_Goal:_
Extract, from the listing that follows, each line containing the word "diagram".
[begin Records to use]
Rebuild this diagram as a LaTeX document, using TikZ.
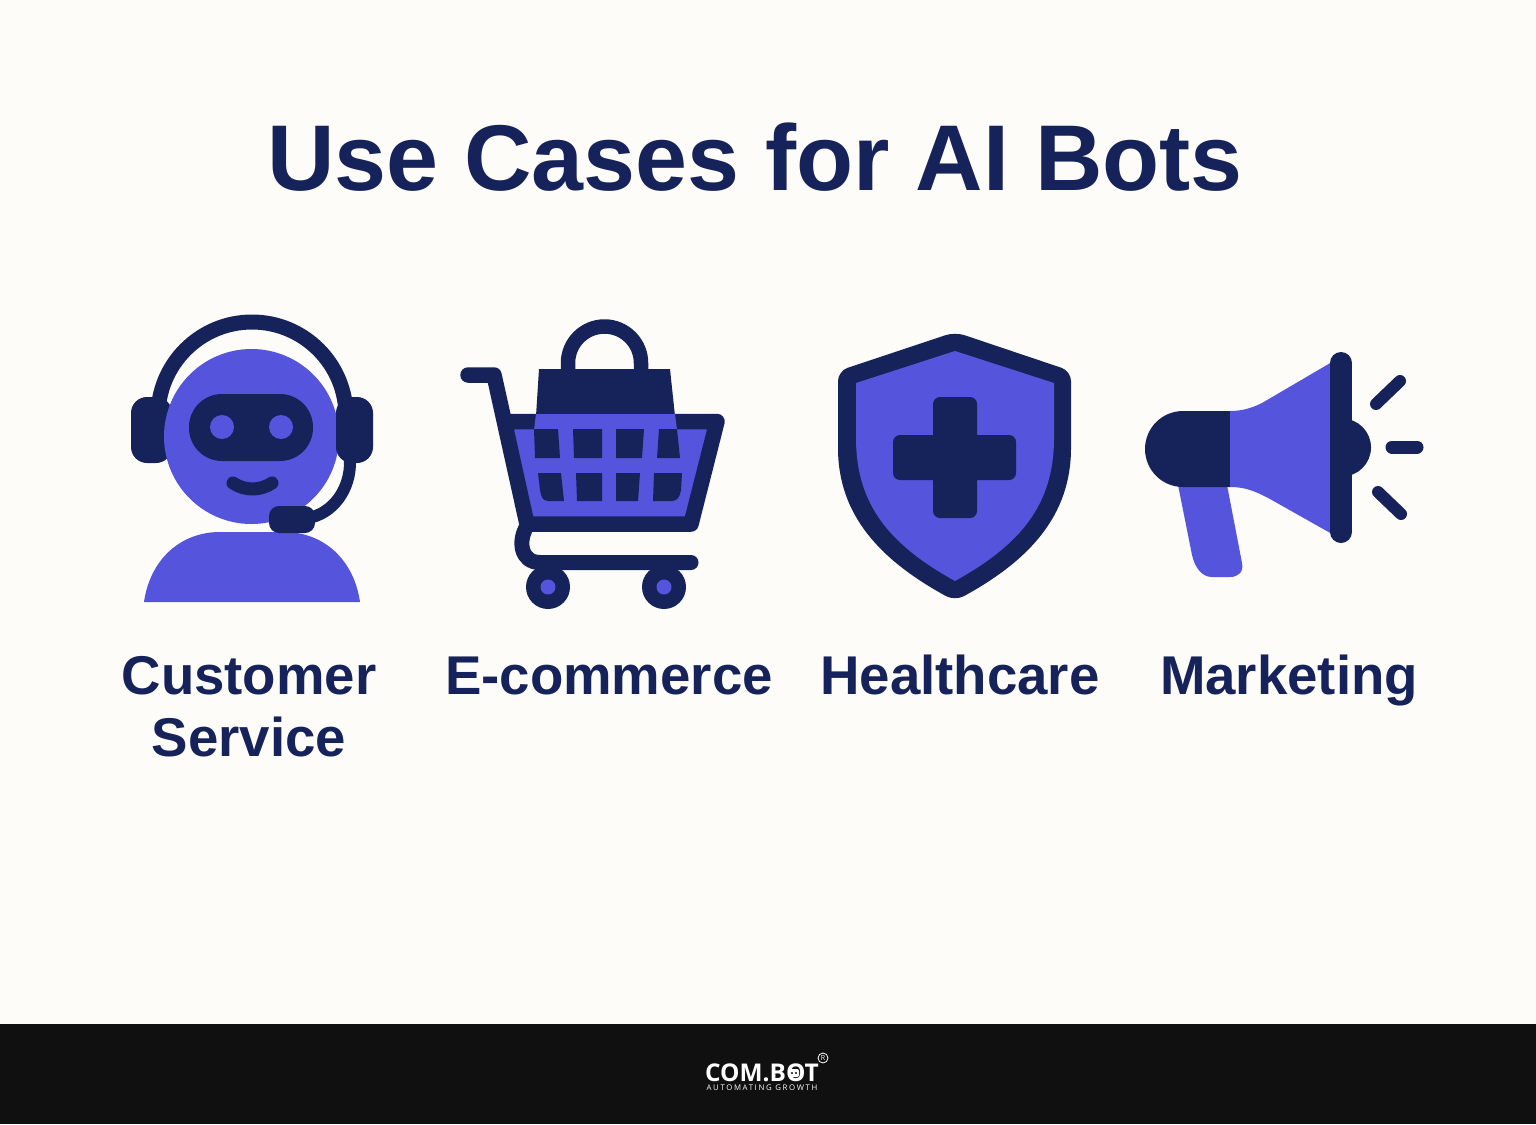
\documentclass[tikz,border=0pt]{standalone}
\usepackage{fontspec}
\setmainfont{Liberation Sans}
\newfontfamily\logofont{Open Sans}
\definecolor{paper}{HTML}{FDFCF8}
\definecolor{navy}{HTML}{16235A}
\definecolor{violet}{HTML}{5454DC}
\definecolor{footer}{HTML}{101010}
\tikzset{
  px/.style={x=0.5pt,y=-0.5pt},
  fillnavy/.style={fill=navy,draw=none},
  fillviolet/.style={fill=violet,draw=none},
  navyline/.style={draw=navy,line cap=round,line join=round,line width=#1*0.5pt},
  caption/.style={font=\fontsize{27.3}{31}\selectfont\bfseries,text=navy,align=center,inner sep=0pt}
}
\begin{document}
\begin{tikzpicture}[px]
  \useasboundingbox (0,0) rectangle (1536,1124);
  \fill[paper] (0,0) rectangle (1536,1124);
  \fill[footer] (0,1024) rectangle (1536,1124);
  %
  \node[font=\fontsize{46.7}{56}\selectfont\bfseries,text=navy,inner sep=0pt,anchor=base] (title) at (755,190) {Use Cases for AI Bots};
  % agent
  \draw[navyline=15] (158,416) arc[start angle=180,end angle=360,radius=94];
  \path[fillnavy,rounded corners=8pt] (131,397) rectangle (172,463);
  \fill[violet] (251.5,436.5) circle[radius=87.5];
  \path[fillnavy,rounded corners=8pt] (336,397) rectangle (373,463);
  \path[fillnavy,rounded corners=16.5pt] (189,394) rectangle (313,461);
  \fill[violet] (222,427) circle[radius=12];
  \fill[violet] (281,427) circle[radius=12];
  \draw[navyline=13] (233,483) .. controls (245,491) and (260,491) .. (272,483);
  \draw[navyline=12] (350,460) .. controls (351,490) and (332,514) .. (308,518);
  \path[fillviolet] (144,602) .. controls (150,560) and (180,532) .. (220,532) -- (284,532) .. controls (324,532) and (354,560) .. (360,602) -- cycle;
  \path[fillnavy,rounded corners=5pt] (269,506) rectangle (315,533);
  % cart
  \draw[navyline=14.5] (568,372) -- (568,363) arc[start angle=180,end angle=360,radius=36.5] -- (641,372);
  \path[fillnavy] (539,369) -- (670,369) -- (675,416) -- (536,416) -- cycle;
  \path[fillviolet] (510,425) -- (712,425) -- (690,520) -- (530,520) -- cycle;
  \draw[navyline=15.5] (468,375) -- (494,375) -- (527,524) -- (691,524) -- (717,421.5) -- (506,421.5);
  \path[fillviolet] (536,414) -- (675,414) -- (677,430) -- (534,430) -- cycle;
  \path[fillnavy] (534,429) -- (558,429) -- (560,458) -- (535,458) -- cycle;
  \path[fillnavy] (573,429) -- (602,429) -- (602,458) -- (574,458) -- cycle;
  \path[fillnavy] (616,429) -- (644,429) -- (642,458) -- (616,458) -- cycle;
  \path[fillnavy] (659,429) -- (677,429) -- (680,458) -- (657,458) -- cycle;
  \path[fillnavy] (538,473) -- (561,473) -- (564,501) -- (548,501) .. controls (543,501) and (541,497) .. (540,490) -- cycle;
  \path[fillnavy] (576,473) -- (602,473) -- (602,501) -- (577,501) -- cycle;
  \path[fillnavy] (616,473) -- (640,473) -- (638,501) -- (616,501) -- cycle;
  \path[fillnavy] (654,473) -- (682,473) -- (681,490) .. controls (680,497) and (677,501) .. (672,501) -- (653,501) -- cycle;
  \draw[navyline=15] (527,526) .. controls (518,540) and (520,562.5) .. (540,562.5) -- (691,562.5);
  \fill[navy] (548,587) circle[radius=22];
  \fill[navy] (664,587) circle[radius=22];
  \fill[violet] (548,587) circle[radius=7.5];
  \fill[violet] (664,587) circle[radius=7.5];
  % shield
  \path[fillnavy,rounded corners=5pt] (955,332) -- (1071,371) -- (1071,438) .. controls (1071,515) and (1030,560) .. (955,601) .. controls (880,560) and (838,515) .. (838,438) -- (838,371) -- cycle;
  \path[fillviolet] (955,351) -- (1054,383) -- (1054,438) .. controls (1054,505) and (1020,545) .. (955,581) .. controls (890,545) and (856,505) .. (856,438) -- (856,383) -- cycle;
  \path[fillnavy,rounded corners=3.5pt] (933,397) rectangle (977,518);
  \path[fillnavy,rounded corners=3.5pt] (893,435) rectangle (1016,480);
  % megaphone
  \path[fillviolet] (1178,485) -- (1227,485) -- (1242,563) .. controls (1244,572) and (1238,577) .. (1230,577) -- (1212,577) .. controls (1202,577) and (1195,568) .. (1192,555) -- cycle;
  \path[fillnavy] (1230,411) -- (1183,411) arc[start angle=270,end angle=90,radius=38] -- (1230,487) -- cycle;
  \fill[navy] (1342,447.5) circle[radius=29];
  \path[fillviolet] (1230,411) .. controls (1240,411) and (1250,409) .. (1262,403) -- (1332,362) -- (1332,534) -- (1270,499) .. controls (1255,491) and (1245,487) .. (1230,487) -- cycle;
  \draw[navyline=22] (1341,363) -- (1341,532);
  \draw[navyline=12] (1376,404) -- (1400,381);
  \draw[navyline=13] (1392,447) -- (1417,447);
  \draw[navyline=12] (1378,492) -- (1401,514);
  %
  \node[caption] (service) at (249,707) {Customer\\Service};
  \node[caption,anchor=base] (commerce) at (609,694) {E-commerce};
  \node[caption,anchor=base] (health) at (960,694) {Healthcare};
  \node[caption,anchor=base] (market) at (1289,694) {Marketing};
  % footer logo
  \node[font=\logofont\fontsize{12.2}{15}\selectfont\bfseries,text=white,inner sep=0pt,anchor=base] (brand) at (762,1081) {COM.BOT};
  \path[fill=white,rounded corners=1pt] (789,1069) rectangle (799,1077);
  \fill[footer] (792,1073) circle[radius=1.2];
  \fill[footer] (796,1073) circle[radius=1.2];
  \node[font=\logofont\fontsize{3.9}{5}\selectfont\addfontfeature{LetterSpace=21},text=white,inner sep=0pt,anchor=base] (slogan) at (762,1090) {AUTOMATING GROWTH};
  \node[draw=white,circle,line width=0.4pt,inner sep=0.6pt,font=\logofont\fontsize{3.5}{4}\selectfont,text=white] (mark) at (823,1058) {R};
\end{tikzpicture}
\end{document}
[end Records to use]
[begin Records to use]
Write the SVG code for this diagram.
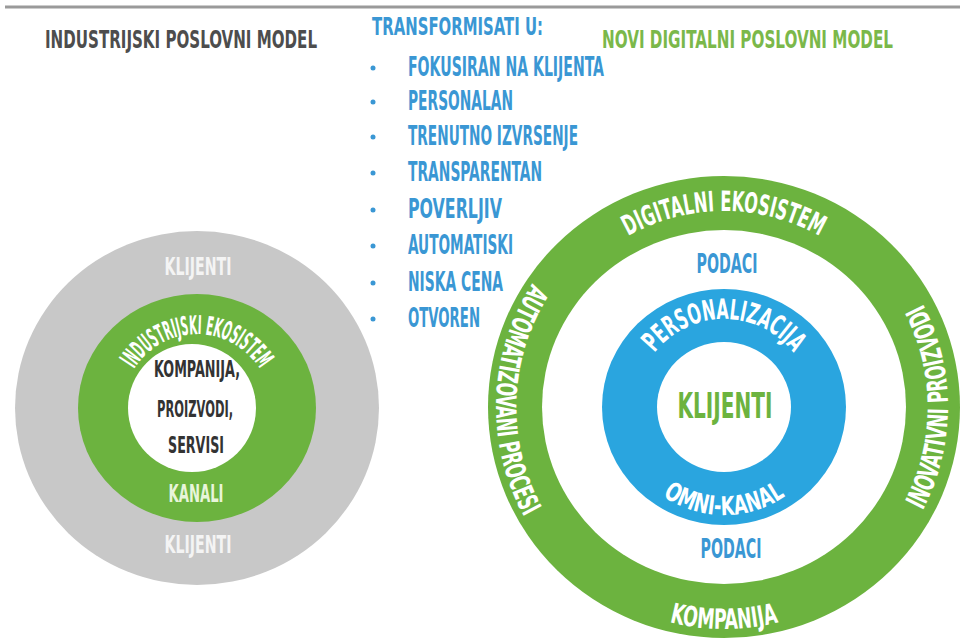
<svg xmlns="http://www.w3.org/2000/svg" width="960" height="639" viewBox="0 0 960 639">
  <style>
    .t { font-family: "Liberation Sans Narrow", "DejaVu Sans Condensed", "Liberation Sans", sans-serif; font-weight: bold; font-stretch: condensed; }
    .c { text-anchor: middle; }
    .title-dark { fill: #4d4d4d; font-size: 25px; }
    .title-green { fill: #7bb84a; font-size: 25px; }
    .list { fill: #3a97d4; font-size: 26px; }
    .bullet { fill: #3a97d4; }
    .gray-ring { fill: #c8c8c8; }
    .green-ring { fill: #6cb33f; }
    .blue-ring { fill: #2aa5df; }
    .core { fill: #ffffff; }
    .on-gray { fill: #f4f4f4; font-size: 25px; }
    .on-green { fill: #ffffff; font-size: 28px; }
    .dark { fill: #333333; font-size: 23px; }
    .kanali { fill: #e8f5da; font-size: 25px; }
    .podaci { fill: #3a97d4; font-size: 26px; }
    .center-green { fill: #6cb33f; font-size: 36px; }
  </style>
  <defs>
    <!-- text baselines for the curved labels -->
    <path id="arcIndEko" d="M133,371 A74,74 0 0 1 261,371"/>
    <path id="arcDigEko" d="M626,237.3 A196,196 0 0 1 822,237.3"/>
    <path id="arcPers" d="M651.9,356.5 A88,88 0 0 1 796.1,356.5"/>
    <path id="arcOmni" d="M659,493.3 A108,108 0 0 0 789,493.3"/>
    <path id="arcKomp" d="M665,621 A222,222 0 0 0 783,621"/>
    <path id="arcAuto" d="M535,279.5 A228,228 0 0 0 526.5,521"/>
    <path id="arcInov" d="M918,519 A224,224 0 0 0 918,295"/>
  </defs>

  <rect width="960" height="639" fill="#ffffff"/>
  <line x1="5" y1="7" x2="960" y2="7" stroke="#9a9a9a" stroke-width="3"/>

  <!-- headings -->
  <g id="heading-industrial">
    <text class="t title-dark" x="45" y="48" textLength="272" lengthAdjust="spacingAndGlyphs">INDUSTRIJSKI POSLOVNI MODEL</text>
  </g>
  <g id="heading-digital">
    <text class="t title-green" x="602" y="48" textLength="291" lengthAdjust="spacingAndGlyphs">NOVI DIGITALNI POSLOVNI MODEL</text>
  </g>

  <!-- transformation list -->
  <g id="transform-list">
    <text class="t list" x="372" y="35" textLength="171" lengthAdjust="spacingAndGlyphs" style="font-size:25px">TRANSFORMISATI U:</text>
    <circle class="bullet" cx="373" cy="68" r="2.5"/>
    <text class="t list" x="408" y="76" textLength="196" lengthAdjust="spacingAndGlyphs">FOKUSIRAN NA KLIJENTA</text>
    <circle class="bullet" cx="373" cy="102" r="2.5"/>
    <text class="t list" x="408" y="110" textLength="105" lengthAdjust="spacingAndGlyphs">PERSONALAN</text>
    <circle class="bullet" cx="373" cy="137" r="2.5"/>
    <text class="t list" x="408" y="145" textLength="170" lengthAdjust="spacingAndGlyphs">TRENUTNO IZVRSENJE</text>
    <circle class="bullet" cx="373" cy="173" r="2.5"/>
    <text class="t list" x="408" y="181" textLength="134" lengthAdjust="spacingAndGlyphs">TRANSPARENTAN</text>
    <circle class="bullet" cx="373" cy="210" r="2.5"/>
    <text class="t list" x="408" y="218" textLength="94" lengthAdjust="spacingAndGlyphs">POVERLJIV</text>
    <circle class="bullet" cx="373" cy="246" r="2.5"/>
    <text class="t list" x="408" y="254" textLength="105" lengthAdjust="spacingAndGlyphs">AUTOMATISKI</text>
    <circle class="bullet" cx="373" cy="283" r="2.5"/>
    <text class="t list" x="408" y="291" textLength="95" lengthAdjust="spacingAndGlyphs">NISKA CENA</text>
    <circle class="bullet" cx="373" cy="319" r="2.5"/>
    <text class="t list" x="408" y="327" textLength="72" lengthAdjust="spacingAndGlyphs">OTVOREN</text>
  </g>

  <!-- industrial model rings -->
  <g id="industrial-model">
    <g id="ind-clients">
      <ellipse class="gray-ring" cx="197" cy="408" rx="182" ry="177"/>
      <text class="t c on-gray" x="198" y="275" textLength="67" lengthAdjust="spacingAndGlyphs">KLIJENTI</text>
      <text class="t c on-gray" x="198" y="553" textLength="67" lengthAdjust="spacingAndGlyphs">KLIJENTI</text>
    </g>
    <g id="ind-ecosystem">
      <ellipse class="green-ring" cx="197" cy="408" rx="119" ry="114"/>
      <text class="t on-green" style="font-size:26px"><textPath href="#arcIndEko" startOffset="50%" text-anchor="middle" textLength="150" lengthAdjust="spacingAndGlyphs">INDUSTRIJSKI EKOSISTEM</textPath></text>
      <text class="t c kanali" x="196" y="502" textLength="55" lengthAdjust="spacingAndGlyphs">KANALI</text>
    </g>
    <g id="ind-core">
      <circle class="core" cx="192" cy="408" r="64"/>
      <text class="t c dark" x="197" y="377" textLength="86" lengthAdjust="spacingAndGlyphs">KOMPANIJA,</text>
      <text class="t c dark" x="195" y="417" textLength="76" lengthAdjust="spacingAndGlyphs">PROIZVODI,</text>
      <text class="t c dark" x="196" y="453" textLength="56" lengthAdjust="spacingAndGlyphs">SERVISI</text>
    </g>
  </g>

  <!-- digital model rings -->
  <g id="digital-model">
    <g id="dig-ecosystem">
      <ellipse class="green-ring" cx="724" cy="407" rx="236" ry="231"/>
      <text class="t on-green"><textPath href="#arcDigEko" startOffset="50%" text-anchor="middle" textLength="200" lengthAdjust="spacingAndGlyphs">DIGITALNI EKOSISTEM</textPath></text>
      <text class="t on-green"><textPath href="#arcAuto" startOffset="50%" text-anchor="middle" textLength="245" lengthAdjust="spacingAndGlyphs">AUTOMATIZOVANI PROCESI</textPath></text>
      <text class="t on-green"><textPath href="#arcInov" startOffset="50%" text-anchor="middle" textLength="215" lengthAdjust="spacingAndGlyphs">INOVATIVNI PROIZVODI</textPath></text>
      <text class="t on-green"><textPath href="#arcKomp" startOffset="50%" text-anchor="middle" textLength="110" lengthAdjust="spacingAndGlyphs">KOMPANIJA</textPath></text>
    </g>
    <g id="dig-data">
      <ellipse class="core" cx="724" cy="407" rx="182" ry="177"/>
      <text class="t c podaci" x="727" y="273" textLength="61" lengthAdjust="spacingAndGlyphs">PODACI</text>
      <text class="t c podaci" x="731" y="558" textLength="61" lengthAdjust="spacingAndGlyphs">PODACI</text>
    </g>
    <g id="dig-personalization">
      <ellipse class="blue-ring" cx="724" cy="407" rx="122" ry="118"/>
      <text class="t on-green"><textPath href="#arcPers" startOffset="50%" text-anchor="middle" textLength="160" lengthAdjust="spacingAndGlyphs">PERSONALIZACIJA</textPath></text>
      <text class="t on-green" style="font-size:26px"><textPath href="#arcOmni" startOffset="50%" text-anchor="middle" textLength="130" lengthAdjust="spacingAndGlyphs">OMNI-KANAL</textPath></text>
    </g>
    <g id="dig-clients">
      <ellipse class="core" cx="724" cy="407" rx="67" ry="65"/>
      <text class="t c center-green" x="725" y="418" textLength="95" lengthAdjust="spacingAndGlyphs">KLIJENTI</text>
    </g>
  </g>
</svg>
[end Records to use]
_Solution for this problem:_
Rebuild this diagram as a LaTeX document, using TikZ.
Write the SVG code for this diagram.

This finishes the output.